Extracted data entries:

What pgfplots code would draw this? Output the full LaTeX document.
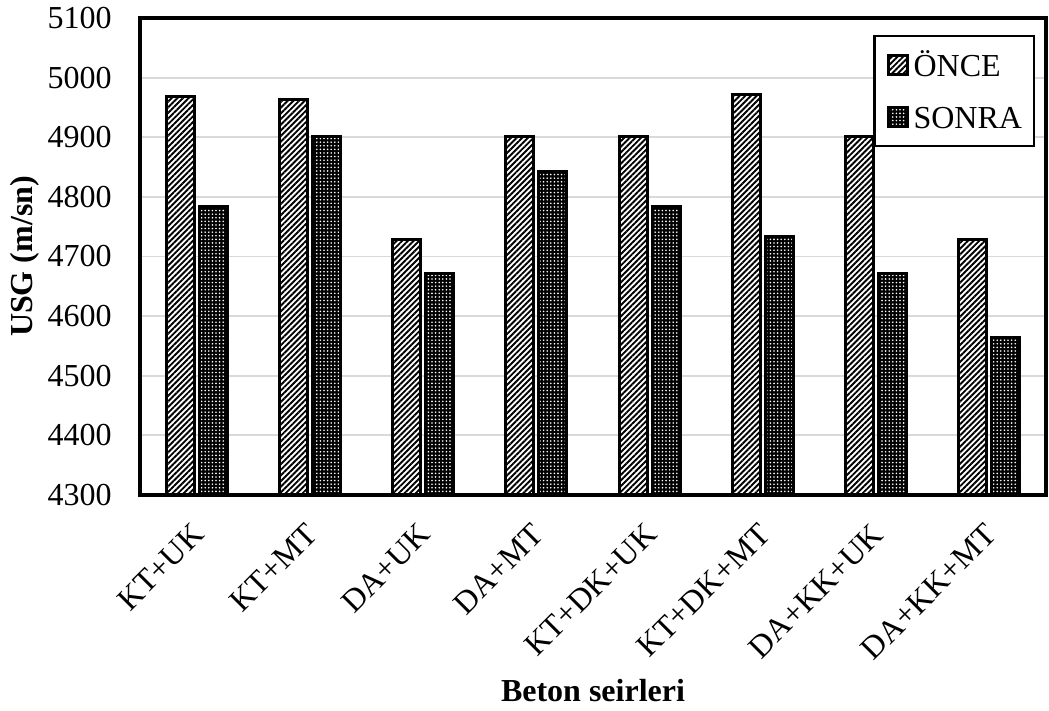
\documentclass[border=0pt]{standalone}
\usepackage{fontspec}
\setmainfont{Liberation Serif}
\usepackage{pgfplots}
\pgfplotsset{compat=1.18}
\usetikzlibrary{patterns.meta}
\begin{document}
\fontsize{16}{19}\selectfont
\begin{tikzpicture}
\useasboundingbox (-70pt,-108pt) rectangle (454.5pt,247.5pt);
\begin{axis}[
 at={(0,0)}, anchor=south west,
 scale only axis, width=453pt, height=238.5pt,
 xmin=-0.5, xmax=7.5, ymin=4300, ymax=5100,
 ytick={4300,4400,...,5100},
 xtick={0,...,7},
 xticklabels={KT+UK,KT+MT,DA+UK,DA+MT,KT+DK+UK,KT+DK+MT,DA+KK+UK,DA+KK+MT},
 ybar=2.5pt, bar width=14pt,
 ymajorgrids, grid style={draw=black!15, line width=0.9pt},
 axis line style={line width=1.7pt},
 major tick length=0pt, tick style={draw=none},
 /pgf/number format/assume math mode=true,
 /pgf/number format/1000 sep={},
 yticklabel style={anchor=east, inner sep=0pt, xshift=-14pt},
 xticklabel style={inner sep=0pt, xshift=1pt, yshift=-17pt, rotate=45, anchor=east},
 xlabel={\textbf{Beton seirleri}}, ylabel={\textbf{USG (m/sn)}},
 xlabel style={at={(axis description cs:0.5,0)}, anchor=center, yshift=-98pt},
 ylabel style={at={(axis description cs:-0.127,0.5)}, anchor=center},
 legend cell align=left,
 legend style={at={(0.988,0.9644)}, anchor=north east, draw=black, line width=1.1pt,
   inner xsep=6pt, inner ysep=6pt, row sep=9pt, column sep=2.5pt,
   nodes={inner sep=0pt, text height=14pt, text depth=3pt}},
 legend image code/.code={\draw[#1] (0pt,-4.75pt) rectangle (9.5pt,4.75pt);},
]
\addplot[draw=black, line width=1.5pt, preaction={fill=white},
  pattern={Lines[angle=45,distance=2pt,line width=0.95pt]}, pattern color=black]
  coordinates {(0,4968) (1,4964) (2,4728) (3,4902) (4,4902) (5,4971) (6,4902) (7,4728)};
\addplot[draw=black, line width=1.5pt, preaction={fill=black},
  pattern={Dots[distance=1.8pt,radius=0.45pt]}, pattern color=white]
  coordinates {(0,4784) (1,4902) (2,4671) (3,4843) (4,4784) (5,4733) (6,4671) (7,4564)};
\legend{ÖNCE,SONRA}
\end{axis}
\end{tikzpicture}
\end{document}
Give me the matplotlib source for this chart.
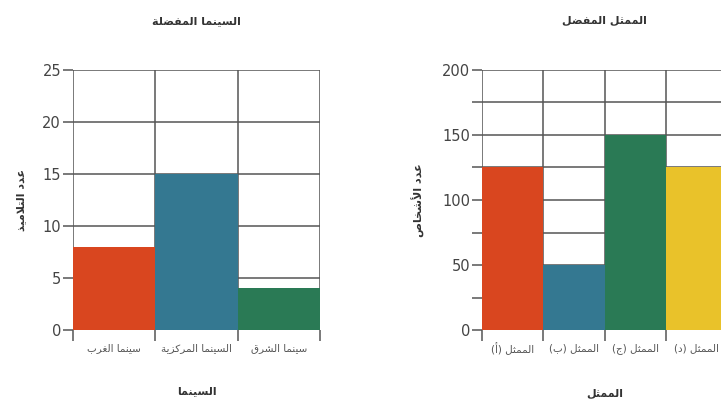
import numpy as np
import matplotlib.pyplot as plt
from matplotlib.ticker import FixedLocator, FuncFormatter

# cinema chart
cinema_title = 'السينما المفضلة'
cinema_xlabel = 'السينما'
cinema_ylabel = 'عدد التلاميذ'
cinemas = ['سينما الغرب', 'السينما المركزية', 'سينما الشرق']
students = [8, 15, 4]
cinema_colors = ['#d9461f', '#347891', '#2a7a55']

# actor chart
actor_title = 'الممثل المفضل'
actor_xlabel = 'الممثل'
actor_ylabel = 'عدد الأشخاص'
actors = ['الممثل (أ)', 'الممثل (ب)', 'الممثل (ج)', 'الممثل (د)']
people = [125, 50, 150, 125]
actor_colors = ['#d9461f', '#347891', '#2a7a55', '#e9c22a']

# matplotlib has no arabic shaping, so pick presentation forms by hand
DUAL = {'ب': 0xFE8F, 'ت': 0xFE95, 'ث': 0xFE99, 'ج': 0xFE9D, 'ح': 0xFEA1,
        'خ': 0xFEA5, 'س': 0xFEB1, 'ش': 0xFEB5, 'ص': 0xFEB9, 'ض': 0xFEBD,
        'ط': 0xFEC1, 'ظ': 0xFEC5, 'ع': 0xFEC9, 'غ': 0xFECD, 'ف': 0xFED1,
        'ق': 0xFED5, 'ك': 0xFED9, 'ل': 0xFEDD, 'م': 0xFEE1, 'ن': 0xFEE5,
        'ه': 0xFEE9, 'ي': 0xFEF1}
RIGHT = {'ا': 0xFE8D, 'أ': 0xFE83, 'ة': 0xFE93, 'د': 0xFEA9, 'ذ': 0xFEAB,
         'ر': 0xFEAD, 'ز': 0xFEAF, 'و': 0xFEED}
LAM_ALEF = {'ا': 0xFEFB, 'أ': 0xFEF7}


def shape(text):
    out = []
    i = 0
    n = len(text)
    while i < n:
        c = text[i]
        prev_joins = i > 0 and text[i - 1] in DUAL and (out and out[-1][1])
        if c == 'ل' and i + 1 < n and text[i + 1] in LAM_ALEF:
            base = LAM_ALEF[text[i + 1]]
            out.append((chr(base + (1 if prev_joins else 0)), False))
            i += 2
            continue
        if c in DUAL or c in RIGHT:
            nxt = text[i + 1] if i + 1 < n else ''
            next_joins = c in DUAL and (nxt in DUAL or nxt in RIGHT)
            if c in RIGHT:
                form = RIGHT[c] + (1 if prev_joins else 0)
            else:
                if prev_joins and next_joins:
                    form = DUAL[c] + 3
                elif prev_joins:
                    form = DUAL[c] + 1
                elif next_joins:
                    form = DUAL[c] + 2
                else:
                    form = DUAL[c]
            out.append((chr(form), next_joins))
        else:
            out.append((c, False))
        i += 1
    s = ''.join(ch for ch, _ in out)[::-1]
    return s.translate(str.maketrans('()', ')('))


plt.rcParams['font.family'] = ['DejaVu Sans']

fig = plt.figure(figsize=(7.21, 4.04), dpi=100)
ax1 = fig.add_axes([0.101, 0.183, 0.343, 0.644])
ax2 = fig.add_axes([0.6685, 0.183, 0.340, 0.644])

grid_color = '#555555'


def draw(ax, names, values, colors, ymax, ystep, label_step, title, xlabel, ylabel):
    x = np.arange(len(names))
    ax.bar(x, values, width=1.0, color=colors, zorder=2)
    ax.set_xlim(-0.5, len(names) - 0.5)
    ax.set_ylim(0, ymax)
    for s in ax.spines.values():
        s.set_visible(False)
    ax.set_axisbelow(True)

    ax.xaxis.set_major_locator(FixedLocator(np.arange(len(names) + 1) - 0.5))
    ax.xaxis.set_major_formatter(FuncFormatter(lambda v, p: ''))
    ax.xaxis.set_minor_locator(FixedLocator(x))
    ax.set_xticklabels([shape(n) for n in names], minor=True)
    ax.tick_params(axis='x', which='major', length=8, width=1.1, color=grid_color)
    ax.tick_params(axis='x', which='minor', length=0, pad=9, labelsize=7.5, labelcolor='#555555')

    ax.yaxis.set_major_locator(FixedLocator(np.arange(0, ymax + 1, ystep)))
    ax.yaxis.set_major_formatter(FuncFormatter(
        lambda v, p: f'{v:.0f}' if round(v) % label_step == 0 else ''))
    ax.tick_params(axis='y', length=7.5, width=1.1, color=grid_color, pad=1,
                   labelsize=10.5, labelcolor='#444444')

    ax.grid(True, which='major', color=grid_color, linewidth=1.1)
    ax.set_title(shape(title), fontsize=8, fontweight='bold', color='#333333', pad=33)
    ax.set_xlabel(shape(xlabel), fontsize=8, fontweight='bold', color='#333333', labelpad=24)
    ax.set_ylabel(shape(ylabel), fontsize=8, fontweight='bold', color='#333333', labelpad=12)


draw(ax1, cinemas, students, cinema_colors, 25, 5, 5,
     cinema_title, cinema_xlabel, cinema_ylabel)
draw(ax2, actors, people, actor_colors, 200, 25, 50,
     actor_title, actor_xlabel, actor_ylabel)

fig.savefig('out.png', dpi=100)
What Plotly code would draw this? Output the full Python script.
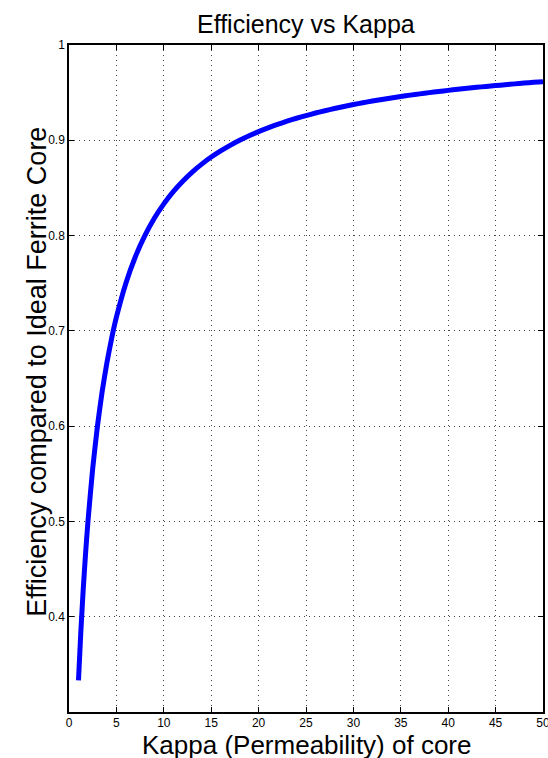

GIVEN INSTRUCTION: Copy out the data above exactly, except the pictures.

SOLUTION TO THE PROBLEM:
What pgfplots code would draw this? Output the full LaTeX document.
\documentclass[border=0pt]{standalone}
\usepackage{fontspec}
\setmainfont{Liberation Serif}
\usepackage{pgfplots}
\pgfplotsset{compat=1.18}
\usetikzlibrary{patterns.meta}
\begin{document}
\fontsize{16}{19}\selectfont
\begin{tikzpicture}
\useasboundingbox (-70pt,-108pt) rectangle (454.5pt,247.5pt);
\begin{axis}[
 at={(0,0)}, anchor=south west,
 scale only axis, width=453pt, height=238.5pt,
 xmin=-0.5, xmax=7.5, ymin=4300, ymax=5100,
 ytick={4300,4400,...,5100},
 xtick={0,...,7},
 xticklabels={KT+UK,KT+MT,DA+UK,DA+MT,KT+DK+UK,KT+DK+MT,DA+KK+UK,DA+KK+MT},
 ybar=2.5pt, bar width=14pt,
 ymajorgrids, grid style={draw=black!15, line width=0.9pt},
 axis line style={line width=1.7pt},
 major tick length=0pt, tick style={draw=none},
 /pgf/number format/assume math mode=true,
 /pgf/number format/1000 sep={},
 yticklabel style={anchor=east, inner sep=0pt, xshift=-14pt},
 xticklabel style={inner sep=0pt, xshift=1pt, yshift=-17pt, rotate=45, anchor=east},
 xlabel={\textbf{Beton seirleri}}, ylabel={\textbf{USG (m/sn)}},
 xlabel style={at={(axis description cs:0.5,0)}, anchor=center, yshift=-98pt},
 ylabel style={at={(axis description cs:-0.127,0.5)}, anchor=center},
 legend cell align=left,
 legend style={at={(0.988,0.9644)}, anchor=north east, draw=black, line width=1.1pt,
   inner xsep=6pt, inner ysep=6pt, row sep=9pt, column sep=2.5pt,
   nodes={inner sep=0pt, text height=14pt, text depth=3pt}},
 legend image code/.code={\draw[#1] (0pt,-4.75pt) rectangle (9.5pt,4.75pt);},
]
\addplot[draw=black, line width=1.5pt, preaction={fill=white},
  pattern={Lines[angle=45,distance=2pt,line width=0.95pt]}, pattern color=black]
  coordinates {(0,4968) (1,4964) (2,4728) (3,4902) (4,4902) (5,4971) (6,4902) (7,4728)};
\addplot[draw=black, line width=1.5pt, preaction={fill=black},
  pattern={Dots[distance=1.8pt,radius=0.45pt]}, pattern color=white]
  coordinates {(0,4784) (1,4902) (2,4671) (3,4843) (4,4784) (5,4733) (6,4671) (7,4564)};
\legend{ÖNCE,SONRA}
\end{axis}
\end{tikzpicture}
\end{document}
Give me the matplotlib source for this chart.
import numpy as np
import matplotlib.pyplot as plt
from matplotlib.ticker import FixedLocator, FuncFormatter

# cinema chart
cinema_title = 'السينما المفضلة'
cinema_xlabel = 'السينما'
cinema_ylabel = 'عدد التلاميذ'
cinemas = ['سينما الغرب', 'السينما المركزية', 'سينما الشرق']
students = [8, 15, 4]
cinema_colors = ['#d9461f', '#347891', '#2a7a55']

# actor chart
actor_title = 'الممثل المفضل'
actor_xlabel = 'الممثل'
actor_ylabel = 'عدد الأشخاص'
actors = ['الممثل (أ)', 'الممثل (ب)', 'الممثل (ج)', 'الممثل (د)']
people = [125, 50, 150, 125]
actor_colors = ['#d9461f', '#347891', '#2a7a55', '#e9c22a']

# matplotlib has no arabic shaping, so pick presentation forms by hand
DUAL = {'ب': 0xFE8F, 'ت': 0xFE95, 'ث': 0xFE99, 'ج': 0xFE9D, 'ح': 0xFEA1,
        'خ': 0xFEA5, 'س': 0xFEB1, 'ش': 0xFEB5, 'ص': 0xFEB9, 'ض': 0xFEBD,
        'ط': 0xFEC1, 'ظ': 0xFEC5, 'ع': 0xFEC9, 'غ': 0xFECD, 'ف': 0xFED1,
        'ق': 0xFED5, 'ك': 0xFED9, 'ل': 0xFEDD, 'م': 0xFEE1, 'ن': 0xFEE5,
        'ه': 0xFEE9, 'ي': 0xFEF1}
RIGHT = {'ا': 0xFE8D, 'أ': 0xFE83, 'ة': 0xFE93, 'د': 0xFEA9, 'ذ': 0xFEAB,
         'ر': 0xFEAD, 'ز': 0xFEAF, 'و': 0xFEED}
LAM_ALEF = {'ا': 0xFEFB, 'أ': 0xFEF7}


def shape(text):
    out = []
    i = 0
    n = len(text)
    while i < n:
        c = text[i]
        prev_joins = i > 0 and text[i - 1] in DUAL and (out and out[-1][1])
        if c == 'ل' and i + 1 < n and text[i + 1] in LAM_ALEF:
            base = LAM_ALEF[text[i + 1]]
            out.append((chr(base + (1 if prev_joins else 0)), False))
            i += 2
            continue
        if c in DUAL or c in RIGHT:
            nxt = text[i + 1] if i + 1 < n else ''
            next_joins = c in DUAL and (nxt in DUAL or nxt in RIGHT)
            if c in RIGHT:
                form = RIGHT[c] + (1 if prev_joins else 0)
            else:
                if prev_joins and next_joins:
                    form = DUAL[c] + 3
                elif prev_joins:
                    form = DUAL[c] + 1
                elif next_joins:
                    form = DUAL[c] + 2
                else:
                    form = DUAL[c]
            out.append((chr(form), next_joins))
        else:
            out.append((c, False))
        i += 1
    s = ''.join(ch for ch, _ in out)[::-1]
    return s.translate(str.maketrans('()', ')('))


plt.rcParams['font.family'] = ['DejaVu Sans']

fig = plt.figure(figsize=(7.21, 4.04), dpi=100)
ax1 = fig.add_axes([0.101, 0.183, 0.343, 0.644])
ax2 = fig.add_axes([0.6685, 0.183, 0.340, 0.644])

grid_color = '#555555'


def draw(ax, names, values, colors, ymax, ystep, label_step, title, xlabel, ylabel):
    x = np.arange(len(names))
    ax.bar(x, values, width=1.0, color=colors, zorder=2)
    ax.set_xlim(-0.5, len(names) - 0.5)
    ax.set_ylim(0, ymax)
    for s in ax.spines.values():
        s.set_visible(False)
    ax.set_axisbelow(True)

    ax.xaxis.set_major_locator(FixedLocator(np.arange(len(names) + 1) - 0.5))
    ax.xaxis.set_major_formatter(FuncFormatter(lambda v, p: ''))
    ax.xaxis.set_minor_locator(FixedLocator(x))
    ax.set_xticklabels([shape(n) for n in names], minor=True)
    ax.tick_params(axis='x', which='major', length=8, width=1.1, color=grid_color)
    ax.tick_params(axis='x', which='minor', length=0, pad=9, labelsize=7.5, labelcolor='#555555')

    ax.yaxis.set_major_locator(FixedLocator(np.arange(0, ymax + 1, ystep)))
    ax.yaxis.set_major_formatter(FuncFormatter(
        lambda v, p: f'{v:.0f}' if round(v) % label_step == 0 else ''))
    ax.tick_params(axis='y', length=7.5, width=1.1, color=grid_color, pad=1,
                   labelsize=10.5, labelcolor='#444444')

    ax.grid(True, which='major', color=grid_color, linewidth=1.1)
    ax.set_title(shape(title), fontsize=8, fontweight='bold', color='#333333', pad=33)
    ax.set_xlabel(shape(xlabel), fontsize=8, fontweight='bold', color='#333333', labelpad=24)
    ax.set_ylabel(shape(ylabel), fontsize=8, fontweight='bold', color='#333333', labelpad=12)


draw(ax1, cinemas, students, cinema_colors, 25, 5, 5,
     cinema_title, cinema_xlabel, cinema_ylabel)
draw(ax2, actors, people, actor_colors, 200, 25, 50,
     actor_title, actor_xlabel, actor_ylabel)

fig.savefig('out.png', dpi=100)
What Plotly code would draw this? Output the full Python script.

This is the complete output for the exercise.